• _Task input_:
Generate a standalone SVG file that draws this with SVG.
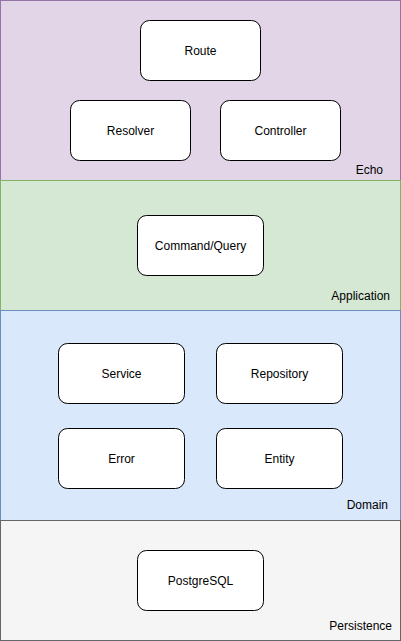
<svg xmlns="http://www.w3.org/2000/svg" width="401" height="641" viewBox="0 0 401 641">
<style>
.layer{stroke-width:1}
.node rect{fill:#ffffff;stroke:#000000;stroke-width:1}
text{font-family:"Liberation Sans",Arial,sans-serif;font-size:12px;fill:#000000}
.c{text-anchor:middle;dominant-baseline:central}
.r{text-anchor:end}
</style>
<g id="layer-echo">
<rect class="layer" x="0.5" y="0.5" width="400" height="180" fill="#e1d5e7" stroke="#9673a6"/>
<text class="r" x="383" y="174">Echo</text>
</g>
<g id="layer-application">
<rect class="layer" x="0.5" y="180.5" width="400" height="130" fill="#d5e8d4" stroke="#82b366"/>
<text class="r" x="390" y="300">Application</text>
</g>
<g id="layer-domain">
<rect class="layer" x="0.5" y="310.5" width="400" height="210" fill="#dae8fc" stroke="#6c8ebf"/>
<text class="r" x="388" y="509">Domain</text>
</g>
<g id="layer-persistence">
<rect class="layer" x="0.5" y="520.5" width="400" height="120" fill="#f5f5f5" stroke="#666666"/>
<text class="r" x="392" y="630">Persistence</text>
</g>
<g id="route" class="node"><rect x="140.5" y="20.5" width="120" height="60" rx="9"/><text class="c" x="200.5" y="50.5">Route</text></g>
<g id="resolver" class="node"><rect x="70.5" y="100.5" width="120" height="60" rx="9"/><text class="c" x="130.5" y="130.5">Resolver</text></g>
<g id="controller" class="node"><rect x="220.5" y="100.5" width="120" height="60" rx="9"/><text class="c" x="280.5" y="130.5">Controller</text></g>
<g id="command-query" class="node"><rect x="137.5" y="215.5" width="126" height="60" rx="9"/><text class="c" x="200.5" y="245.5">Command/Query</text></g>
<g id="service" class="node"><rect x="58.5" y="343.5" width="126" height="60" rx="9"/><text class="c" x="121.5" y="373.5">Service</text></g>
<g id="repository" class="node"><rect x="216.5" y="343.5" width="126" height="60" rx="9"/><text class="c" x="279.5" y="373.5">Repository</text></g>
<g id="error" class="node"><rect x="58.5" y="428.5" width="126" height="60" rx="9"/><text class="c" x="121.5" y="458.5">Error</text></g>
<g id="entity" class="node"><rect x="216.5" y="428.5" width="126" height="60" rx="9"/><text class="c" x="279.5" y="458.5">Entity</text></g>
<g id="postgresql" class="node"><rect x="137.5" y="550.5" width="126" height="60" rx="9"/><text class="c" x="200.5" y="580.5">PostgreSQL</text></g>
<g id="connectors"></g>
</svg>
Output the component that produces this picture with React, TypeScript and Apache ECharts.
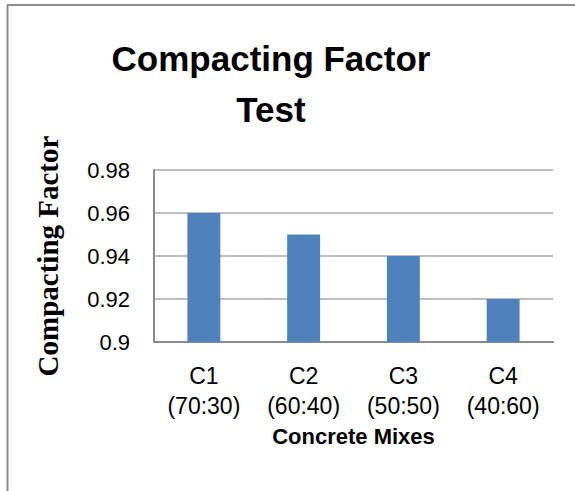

• _Set task_:
Copy each line above precisely, dropping the pictures.

• _Solution_:
Generate a standalone SVG file that draws this with SVG.
<svg xmlns="http://www.w3.org/2000/svg" width="401" height="641" viewBox="0 0 401 641">
<style>
.layer{stroke-width:1}
.node rect{fill:#ffffff;stroke:#000000;stroke-width:1}
text{font-family:"Liberation Sans",Arial,sans-serif;font-size:12px;fill:#000000}
.c{text-anchor:middle;dominant-baseline:central}
.r{text-anchor:end}
</style>
<g id="layer-echo">
<rect class="layer" x="0.5" y="0.5" width="400" height="180" fill="#e1d5e7" stroke="#9673a6"/>
<text class="r" x="383" y="174">Echo</text>
</g>
<g id="layer-application">
<rect class="layer" x="0.5" y="180.5" width="400" height="130" fill="#d5e8d4" stroke="#82b366"/>
<text class="r" x="390" y="300">Application</text>
</g>
<g id="layer-domain">
<rect class="layer" x="0.5" y="310.5" width="400" height="210" fill="#dae8fc" stroke="#6c8ebf"/>
<text class="r" x="388" y="509">Domain</text>
</g>
<g id="layer-persistence">
<rect class="layer" x="0.5" y="520.5" width="400" height="120" fill="#f5f5f5" stroke="#666666"/>
<text class="r" x="392" y="630">Persistence</text>
</g>
<g id="route" class="node"><rect x="140.5" y="20.5" width="120" height="60" rx="9"/><text class="c" x="200.5" y="50.5">Route</text></g>
<g id="resolver" class="node"><rect x="70.5" y="100.5" width="120" height="60" rx="9"/><text class="c" x="130.5" y="130.5">Resolver</text></g>
<g id="controller" class="node"><rect x="220.5" y="100.5" width="120" height="60" rx="9"/><text class="c" x="280.5" y="130.5">Controller</text></g>
<g id="command-query" class="node"><rect x="137.5" y="215.5" width="126" height="60" rx="9"/><text class="c" x="200.5" y="245.5">Command/Query</text></g>
<g id="service" class="node"><rect x="58.5" y="343.5" width="126" height="60" rx="9"/><text class="c" x="121.5" y="373.5">Service</text></g>
<g id="repository" class="node"><rect x="216.5" y="343.5" width="126" height="60" rx="9"/><text class="c" x="279.5" y="373.5">Repository</text></g>
<g id="error" class="node"><rect x="58.5" y="428.5" width="126" height="60" rx="9"/><text class="c" x="121.5" y="458.5">Error</text></g>
<g id="entity" class="node"><rect x="216.5" y="428.5" width="126" height="60" rx="9"/><text class="c" x="279.5" y="458.5">Entity</text></g>
<g id="postgresql" class="node"><rect x="137.5" y="550.5" width="126" height="60" rx="9"/><text class="c" x="200.5" y="580.5">PostgreSQL</text></g>
<g id="connectors"></g>
</svg>
Output the component that produces this picture with React, TypeScript and Apache ECharts.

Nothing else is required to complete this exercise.